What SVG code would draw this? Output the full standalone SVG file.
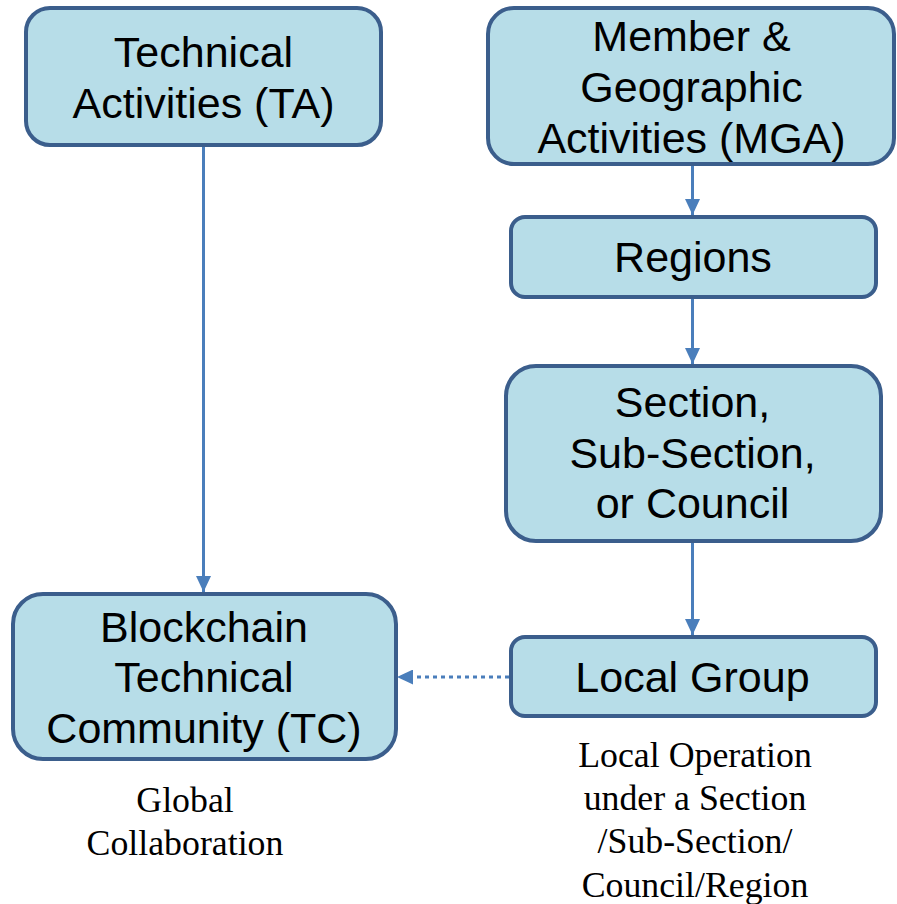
<svg xmlns="http://www.w3.org/2000/svg" width="897" height="904" viewBox="0 0 897 904">
<style>
.box{fill:#b7dde8;stroke:#3b5e8c;stroke-width:4}
.t{font-family:"Liberation Sans",Arial,sans-serif;font-size:43px;fill:#000;text-anchor:middle}
.n{font-family:"Liberation Serif","Times New Roman",serif;font-size:35.8px;fill:#000;text-anchor:middle}
.c{stroke:#4a7ebb;stroke-width:3;fill:none}
</style>
<defs>
<marker id="ah2" markerWidth="16" markerHeight="15" refX="16" refY="7.5" orient="auto" markerUnits="userSpaceOnUse" viewBox="0 0 16 15">
<path d="M0,0 L16,7.5 L0,15 Z" fill="#4a7ebb"/>
</marker>
</defs>
<g id="connectors">
<line class="c" x1="203.5" y1="146" x2="203.5" y2="592" marker-end="url(#ah2)"/>
<line class="c" x1="692.5" y1="165" x2="692.5" y2="215" marker-end="url(#ah2)"/>
<line class="c" x1="692.5" y1="298" x2="692.5" y2="364" marker-end="url(#ah2)"/>
<line class="c" x1="692.5" y1="542" x2="692.5" y2="635" marker-end="url(#ah2)"/>
<line class="c" x1="509" y1="677" x2="397" y2="677" stroke-width="4" stroke-dasharray="4 4" marker-end="url(#ah2)"/>
</g>
<g id="ta">
<rect class="box" x="26" y="8" width="355" height="137" rx="24"/>
<text class="t" x="203.5" y="67">Technical</text>
<text class="t" x="203.5" y="118">Activities (TA)</text>
</g>
<g id="mga">
<rect class="box" x="488" y="8" width="406" height="156" rx="26"/>
<text class="t" x="691.5" y="51">Member &amp;</text>
<text class="t" x="691.5" y="102">Geographic</text>
<text class="t" x="691.5" y="153">Activities (MGA)</text>
</g>
<g id="regions">
<rect class="box" x="511" y="217" width="365" height="80" rx="14"/>
<text class="t" x="693" y="272">Regions</text>
</g>
<g id="section">
<rect class="box" x="506" y="366" width="375" height="175" rx="30"/>
<text class="t" x="692.5" y="417">Section,</text>
<text class="t" x="692.5" y="468">Sub-Section,</text>
<text class="t" x="692.5" y="518">or Council</text>
</g>
<g id="localgroup">
<rect class="box" x="511" y="637" width="365" height="79" rx="14"/>
<text class="t" x="692.5" y="692">Local Group</text>
</g>
<g id="tc">
<rect class="box" x="13" y="594" width="383" height="165" rx="30"/>
<text class="t" x="204" y="642">Blockchain</text>
<text class="t" x="204" y="692">Technical</text>
<text class="t" x="204" y="743">Community (TC)</text>
</g>
<g id="notes">
<text class="n" x="185" y="812">Global</text>
<text class="n" x="185" y="855">Collaboration</text>
<text class="n" x="695" y="767">Local Operation</text>
<text class="n" x="695" y="810">under a Section</text>
<text class="n" x="695" y="853">/Sub-Section/</text>
<text class="n" x="695" y="897">Council/Region</text>
</g>
</svg>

- [Task statement] Transcribe the full listing above exactly, with the images removed.

- [Solution to this exercise]
What SVG code would draw this? Output the full standalone SVG file.
<svg xmlns="http://www.w3.org/2000/svg" width="897" height="904" viewBox="0 0 897 904">
<style>
.box{fill:#b7dde8;stroke:#3b5e8c;stroke-width:4}
.t{font-family:"Liberation Sans",Arial,sans-serif;font-size:43px;fill:#000;text-anchor:middle}
.n{font-family:"Liberation Serif","Times New Roman",serif;font-size:35.8px;fill:#000;text-anchor:middle}
.c{stroke:#4a7ebb;stroke-width:3;fill:none}
</style>
<defs>
<marker id="ah2" markerWidth="16" markerHeight="15" refX="16" refY="7.5" orient="auto" markerUnits="userSpaceOnUse" viewBox="0 0 16 15">
<path d="M0,0 L16,7.5 L0,15 Z" fill="#4a7ebb"/>
</marker>
</defs>
<g id="connectors">
<line class="c" x1="203.5" y1="146" x2="203.5" y2="592" marker-end="url(#ah2)"/>
<line class="c" x1="692.5" y1="165" x2="692.5" y2="215" marker-end="url(#ah2)"/>
<line class="c" x1="692.5" y1="298" x2="692.5" y2="364" marker-end="url(#ah2)"/>
<line class="c" x1="692.5" y1="542" x2="692.5" y2="635" marker-end="url(#ah2)"/>
<line class="c" x1="509" y1="677" x2="397" y2="677" stroke-width="4" stroke-dasharray="4 4" marker-end="url(#ah2)"/>
</g>
<g id="ta">
<rect class="box" x="26" y="8" width="355" height="137" rx="24"/>
<text class="t" x="203.5" y="67">Technical</text>
<text class="t" x="203.5" y="118">Activities (TA)</text>
</g>
<g id="mga">
<rect class="box" x="488" y="8" width="406" height="156" rx="26"/>
<text class="t" x="691.5" y="51">Member &amp;</text>
<text class="t" x="691.5" y="102">Geographic</text>
<text class="t" x="691.5" y="153">Activities (MGA)</text>
</g>
<g id="regions">
<rect class="box" x="511" y="217" width="365" height="80" rx="14"/>
<text class="t" x="693" y="272">Regions</text>
</g>
<g id="section">
<rect class="box" x="506" y="366" width="375" height="175" rx="30"/>
<text class="t" x="692.5" y="417">Section,</text>
<text class="t" x="692.5" y="468">Sub-Section,</text>
<text class="t" x="692.5" y="518">or Council</text>
</g>
<g id="localgroup">
<rect class="box" x="511" y="637" width="365" height="79" rx="14"/>
<text class="t" x="692.5" y="692">Local Group</text>
</g>
<g id="tc">
<rect class="box" x="13" y="594" width="383" height="165" rx="30"/>
<text class="t" x="204" y="642">Blockchain</text>
<text class="t" x="204" y="692">Technical</text>
<text class="t" x="204" y="743">Community (TC)</text>
</g>
<g id="notes">
<text class="n" x="185" y="812">Global</text>
<text class="n" x="185" y="855">Collaboration</text>
<text class="n" x="695" y="767">Local Operation</text>
<text class="n" x="695" y="810">under a Section</text>
<text class="n" x="695" y="853">/Sub-Section/</text>
<text class="n" x="695" y="897">Council/Region</text>
</g>
</svg>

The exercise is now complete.